M.J. Myers knows skeptics will look at Saturday's Mother Earth Wholistic Fair and cast it somewhere between witchcraft and ridiculous. But Myers hopes those with open minds will show up to find out more about things like aura photographs, energy workers and psychic readings.
"It may not speak to everybody, and that's OK," said Myers, who organized the event and runs a small wholistic learning center in Perryville, Mo. "But if you're the least bit curious, come on down."
The wholistic health fair is the first of its kind in the area, Myers said, taking place from 9:30 a.m. to 4 p.m. Saturday at the VFW hall in Cape Girardeau at 1049 N. Kingshighway. Thirty-three vendors will be set up at the fair with a diverse mix of exhibits like light body activation, energetic transformation, herbs, massage and Tarot card readings.
Myers put it together because she knows there is so much to offer from nontraditional sources that can help people be spiritually and physically healthier. There will also be booths on hand that offer healthier foods and homemade items like soap, candles, jewelry, crystals and therapeutic-grade oils.
Fair entrance is free, but organizers are accepting donations of canned food for the Regional Family Crisis Center.
Vera Marie Kostelnik is a vendor driving from northwest Indiana to perform card readings. Kostelnik doesn't like the word fortune-telling, but she admits that's what it is.
"Sure it is," she said. "All of it is foreseeing the future."
Kostelnik uses various cards, such as Tarot, mahjong or Wack Pack. Wack Pack cards, for example, is an illustrative deck of 64 creative-thinking strategies that "whack you out" of habitual thought patterns and enable the reader to help look at his or her life and actions in a fresh way.

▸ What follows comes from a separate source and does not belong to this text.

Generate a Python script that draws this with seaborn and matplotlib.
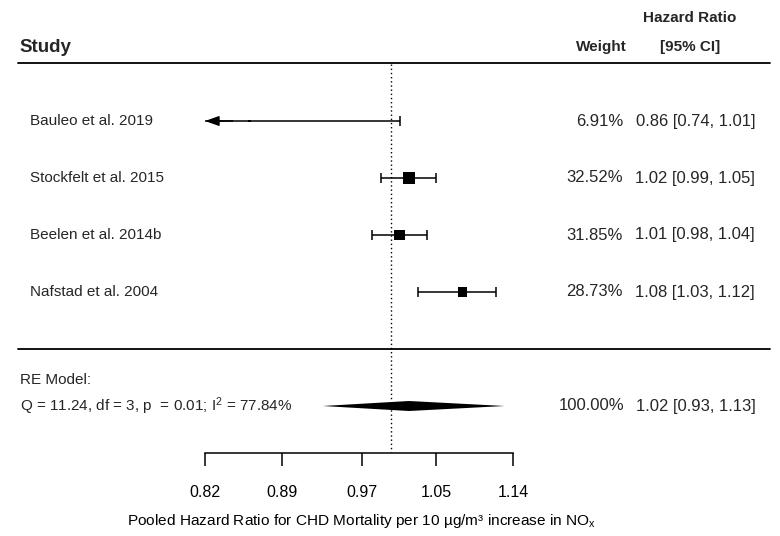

People who are having cards read add their own energy to the reading by shuffling the cards, she said, and then pick out cards randomly that then apply to their lives. The cards help solve problems, she said.
"Forewarned is fore-armed," she said.
She also realizes some see the whole thing as silly.
"A lot of people do, and a lot of people have another opinion," she said. "If they want to ridicule or make fun of it, that's fine with me. My point of view is different."
Paula Bridges, who lives near Marble Hill, Mo., is a certified healing-touch practitioner. Another way she describes herself is an "energy worker." Unlike "body workers," like a masseuse who manipulates muscles in the body, people like Bridges work to rejuvenate someone's energy.
"I work to help balance the natural flow of energy around the body and the aura," she said.
Using a massage table, she can determine how positive or negative someone's energy is using temperature of air near the body, vibration changes or variations in energy density.
Sometimes, she uses light touch therapy and other times she works "off the body," she said, using hand movements in an attempt to balance one's energy field.
She sees such treatments as equally valuable to medical treatments.
"We should not be separate at all with traditional medicine," she said. "It's not a case of and/or. If they see me, that doesn't mean they shouldn't see a doctor. We compliment traditional medicine."